→ SHORT EXERCISE: Transcribe the data in full and exactly, omitting any pictures.

→ DATA SEGMENT:
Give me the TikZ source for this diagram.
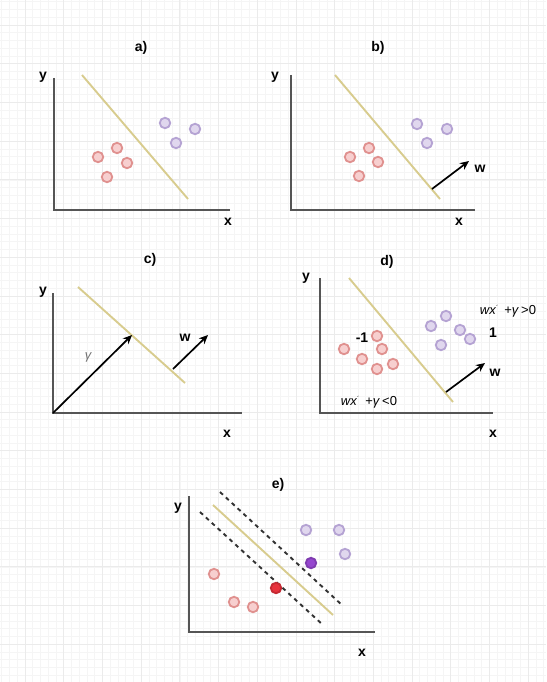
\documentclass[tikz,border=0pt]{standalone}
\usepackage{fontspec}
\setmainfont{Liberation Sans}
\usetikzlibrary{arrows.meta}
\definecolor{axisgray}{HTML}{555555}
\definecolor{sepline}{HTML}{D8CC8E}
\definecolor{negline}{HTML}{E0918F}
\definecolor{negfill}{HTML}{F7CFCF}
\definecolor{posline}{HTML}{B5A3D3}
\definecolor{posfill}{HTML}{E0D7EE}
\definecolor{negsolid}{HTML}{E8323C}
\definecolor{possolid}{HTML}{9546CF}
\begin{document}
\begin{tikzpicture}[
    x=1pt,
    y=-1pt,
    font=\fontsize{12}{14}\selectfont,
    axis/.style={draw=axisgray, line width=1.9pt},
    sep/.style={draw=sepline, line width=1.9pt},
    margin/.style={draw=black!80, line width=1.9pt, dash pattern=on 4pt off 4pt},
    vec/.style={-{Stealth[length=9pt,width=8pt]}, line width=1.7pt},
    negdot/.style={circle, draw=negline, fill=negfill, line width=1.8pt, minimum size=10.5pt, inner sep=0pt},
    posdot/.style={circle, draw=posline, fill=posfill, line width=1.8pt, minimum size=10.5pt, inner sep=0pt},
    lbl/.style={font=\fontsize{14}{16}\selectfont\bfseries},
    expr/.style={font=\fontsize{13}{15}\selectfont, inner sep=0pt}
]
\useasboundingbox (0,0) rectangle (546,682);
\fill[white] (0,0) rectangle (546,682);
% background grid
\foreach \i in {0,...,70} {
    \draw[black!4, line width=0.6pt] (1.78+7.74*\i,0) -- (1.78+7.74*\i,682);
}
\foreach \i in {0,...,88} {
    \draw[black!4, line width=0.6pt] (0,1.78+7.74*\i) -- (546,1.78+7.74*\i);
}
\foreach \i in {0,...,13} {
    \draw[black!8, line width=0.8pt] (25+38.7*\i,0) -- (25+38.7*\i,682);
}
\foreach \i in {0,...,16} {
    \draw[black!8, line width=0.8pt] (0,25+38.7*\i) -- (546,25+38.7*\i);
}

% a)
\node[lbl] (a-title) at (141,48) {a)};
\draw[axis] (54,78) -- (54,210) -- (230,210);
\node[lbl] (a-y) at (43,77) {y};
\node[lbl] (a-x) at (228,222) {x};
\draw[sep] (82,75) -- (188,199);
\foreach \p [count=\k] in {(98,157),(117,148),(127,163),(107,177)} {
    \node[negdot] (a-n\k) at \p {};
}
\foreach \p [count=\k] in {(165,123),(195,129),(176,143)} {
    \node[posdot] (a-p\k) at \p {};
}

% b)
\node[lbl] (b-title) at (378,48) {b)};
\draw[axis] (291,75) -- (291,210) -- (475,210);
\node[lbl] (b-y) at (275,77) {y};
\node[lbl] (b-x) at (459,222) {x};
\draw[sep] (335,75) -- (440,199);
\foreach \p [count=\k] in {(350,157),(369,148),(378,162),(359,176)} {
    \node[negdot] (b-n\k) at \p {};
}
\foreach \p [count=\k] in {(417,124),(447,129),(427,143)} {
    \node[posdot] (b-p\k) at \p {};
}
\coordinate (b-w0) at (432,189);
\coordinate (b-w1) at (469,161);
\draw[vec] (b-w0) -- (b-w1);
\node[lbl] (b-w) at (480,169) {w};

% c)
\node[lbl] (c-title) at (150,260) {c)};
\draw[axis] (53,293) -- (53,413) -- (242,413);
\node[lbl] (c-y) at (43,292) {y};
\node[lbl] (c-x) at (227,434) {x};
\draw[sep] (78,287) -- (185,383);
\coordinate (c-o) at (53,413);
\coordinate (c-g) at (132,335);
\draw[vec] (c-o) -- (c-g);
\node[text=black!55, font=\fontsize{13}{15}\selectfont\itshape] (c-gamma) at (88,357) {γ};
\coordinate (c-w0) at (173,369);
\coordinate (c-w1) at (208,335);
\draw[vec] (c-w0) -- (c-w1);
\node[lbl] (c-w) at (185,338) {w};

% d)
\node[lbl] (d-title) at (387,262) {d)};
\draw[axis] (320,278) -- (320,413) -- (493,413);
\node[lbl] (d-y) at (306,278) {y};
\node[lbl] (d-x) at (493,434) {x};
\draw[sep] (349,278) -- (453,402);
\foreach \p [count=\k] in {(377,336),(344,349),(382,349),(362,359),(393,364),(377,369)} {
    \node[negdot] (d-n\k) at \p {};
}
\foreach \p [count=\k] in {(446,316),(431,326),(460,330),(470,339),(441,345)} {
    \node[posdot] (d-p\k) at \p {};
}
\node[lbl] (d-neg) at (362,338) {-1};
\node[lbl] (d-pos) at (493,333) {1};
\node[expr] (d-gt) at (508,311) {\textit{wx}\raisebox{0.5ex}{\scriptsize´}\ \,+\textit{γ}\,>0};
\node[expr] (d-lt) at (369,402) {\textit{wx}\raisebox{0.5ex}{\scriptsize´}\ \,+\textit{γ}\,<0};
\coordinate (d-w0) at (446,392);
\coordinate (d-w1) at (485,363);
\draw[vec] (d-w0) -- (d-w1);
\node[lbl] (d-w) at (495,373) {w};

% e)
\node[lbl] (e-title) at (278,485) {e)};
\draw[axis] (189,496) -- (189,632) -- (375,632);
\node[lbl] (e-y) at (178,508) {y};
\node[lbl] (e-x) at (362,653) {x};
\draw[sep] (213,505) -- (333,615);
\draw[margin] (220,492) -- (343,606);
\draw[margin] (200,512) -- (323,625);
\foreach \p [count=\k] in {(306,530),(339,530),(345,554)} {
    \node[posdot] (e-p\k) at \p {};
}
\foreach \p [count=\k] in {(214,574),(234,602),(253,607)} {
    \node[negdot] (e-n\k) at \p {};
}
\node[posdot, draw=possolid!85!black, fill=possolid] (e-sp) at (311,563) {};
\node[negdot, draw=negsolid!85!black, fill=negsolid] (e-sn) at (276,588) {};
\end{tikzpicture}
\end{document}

→ RESPONSE TO THIS TASK:
Give me the TikZ source for this diagram.
\documentclass[tikz,border=0pt]{standalone}
\usepackage{fontspec}
\setmainfont{Liberation Sans}
\usetikzlibrary{arrows.meta}
\definecolor{axisgray}{HTML}{555555}
\definecolor{sepline}{HTML}{D8CC8E}
\definecolor{negline}{HTML}{E0918F}
\definecolor{negfill}{HTML}{F7CFCF}
\definecolor{posline}{HTML}{B5A3D3}
\definecolor{posfill}{HTML}{E0D7EE}
\definecolor{negsolid}{HTML}{E8323C}
\definecolor{possolid}{HTML}{9546CF}
\begin{document}
\begin{tikzpicture}[
    x=1pt,
    y=-1pt,
    font=\fontsize{12}{14}\selectfont,
    axis/.style={draw=axisgray, line width=1.9pt},
    sep/.style={draw=sepline, line width=1.9pt},
    margin/.style={draw=black!80, line width=1.9pt, dash pattern=on 4pt off 4pt},
    vec/.style={-{Stealth[length=9pt,width=8pt]}, line width=1.7pt},
    negdot/.style={circle, draw=negline, fill=negfill, line width=1.8pt, minimum size=10.5pt, inner sep=0pt},
    posdot/.style={circle, draw=posline, fill=posfill, line width=1.8pt, minimum size=10.5pt, inner sep=0pt},
    lbl/.style={font=\fontsize{14}{16}\selectfont\bfseries},
    expr/.style={font=\fontsize{13}{15}\selectfont, inner sep=0pt}
]
\useasboundingbox (0,0) rectangle (546,682);
\fill[white] (0,0) rectangle (546,682);
% background grid
\foreach \i in {0,...,70} {
    \draw[black!4, line width=0.6pt] (1.78+7.74*\i,0) -- (1.78+7.74*\i,682);
}
\foreach \i in {0,...,88} {
    \draw[black!4, line width=0.6pt] (0,1.78+7.74*\i) -- (546,1.78+7.74*\i);
}
\foreach \i in {0,...,13} {
    \draw[black!8, line width=0.8pt] (25+38.7*\i,0) -- (25+38.7*\i,682);
}
\foreach \i in {0,...,16} {
    \draw[black!8, line width=0.8pt] (0,25+38.7*\i) -- (546,25+38.7*\i);
}

% a)
\node[lbl] (a-title) at (141,48) {a)};
\draw[axis] (54,78) -- (54,210) -- (230,210);
\node[lbl] (a-y) at (43,77) {y};
\node[lbl] (a-x) at (228,222) {x};
\draw[sep] (82,75) -- (188,199);
\foreach \p [count=\k] in {(98,157),(117,148),(127,163),(107,177)} {
    \node[negdot] (a-n\k) at \p {};
}
\foreach \p [count=\k] in {(165,123),(195,129),(176,143)} {
    \node[posdot] (a-p\k) at \p {};
}

% b)
\node[lbl] (b-title) at (378,48) {b)};
\draw[axis] (291,75) -- (291,210) -- (475,210);
\node[lbl] (b-y) at (275,77) {y};
\node[lbl] (b-x) at (459,222) {x};
\draw[sep] (335,75) -- (440,199);
\foreach \p [count=\k] in {(350,157),(369,148),(378,162),(359,176)} {
    \node[negdot] (b-n\k) at \p {};
}
\foreach \p [count=\k] in {(417,124),(447,129),(427,143)} {
    \node[posdot] (b-p\k) at \p {};
}
\coordinate (b-w0) at (432,189);
\coordinate (b-w1) at (469,161);
\draw[vec] (b-w0) -- (b-w1);
\node[lbl] (b-w) at (480,169) {w};

% c)
\node[lbl] (c-title) at (150,260) {c)};
\draw[axis] (53,293) -- (53,413) -- (242,413);
\node[lbl] (c-y) at (43,292) {y};
\node[lbl] (c-x) at (227,434) {x};
\draw[sep] (78,287) -- (185,383);
\coordinate (c-o) at (53,413);
\coordinate (c-g) at (132,335);
\draw[vec] (c-o) -- (c-g);
\node[text=black!55, font=\fontsize{13}{15}\selectfont\itshape] (c-gamma) at (88,357) {γ};
\coordinate (c-w0) at (173,369);
\coordinate (c-w1) at (208,335);
\draw[vec] (c-w0) -- (c-w1);
\node[lbl] (c-w) at (185,338) {w};

% d)
\node[lbl] (d-title) at (387,262) {d)};
\draw[axis] (320,278) -- (320,413) -- (493,413);
\node[lbl] (d-y) at (306,278) {y};
\node[lbl] (d-x) at (493,434) {x};
\draw[sep] (349,278) -- (453,402);
\foreach \p [count=\k] in {(377,336),(344,349),(382,349),(362,359),(393,364),(377,369)} {
    \node[negdot] (d-n\k) at \p {};
}
\foreach \p [count=\k] in {(446,316),(431,326),(460,330),(470,339),(441,345)} {
    \node[posdot] (d-p\k) at \p {};
}
\node[lbl] (d-neg) at (362,338) {-1};
\node[lbl] (d-pos) at (493,333) {1};
\node[expr] (d-gt) at (508,311) {\textit{wx}\raisebox{0.5ex}{\scriptsize´}\ \,+\textit{γ}\,>0};
\node[expr] (d-lt) at (369,402) {\textit{wx}\raisebox{0.5ex}{\scriptsize´}\ \,+\textit{γ}\,<0};
\coordinate (d-w0) at (446,392);
\coordinate (d-w1) at (485,363);
\draw[vec] (d-w0) -- (d-w1);
\node[lbl] (d-w) at (495,373) {w};

% e)
\node[lbl] (e-title) at (278,485) {e)};
\draw[axis] (189,496) -- (189,632) -- (375,632);
\node[lbl] (e-y) at (178,508) {y};
\node[lbl] (e-x) at (362,653) {x};
\draw[sep] (213,505) -- (333,615);
\draw[margin] (220,492) -- (343,606);
\draw[margin] (200,512) -- (323,625);
\foreach \p [count=\k] in {(306,530),(339,530),(345,554)} {
    \node[posdot] (e-p\k) at \p {};
}
\foreach \p [count=\k] in {(214,574),(234,602),(253,607)} {
    \node[negdot] (e-n\k) at \p {};
}
\node[posdot, draw=possolid!85!black, fill=possolid] (e-sp) at (311,563) {};
\node[negdot, draw=negsolid!85!black, fill=negsolid] (e-sn) at (276,588) {};
\end{tikzpicture}
\end{document}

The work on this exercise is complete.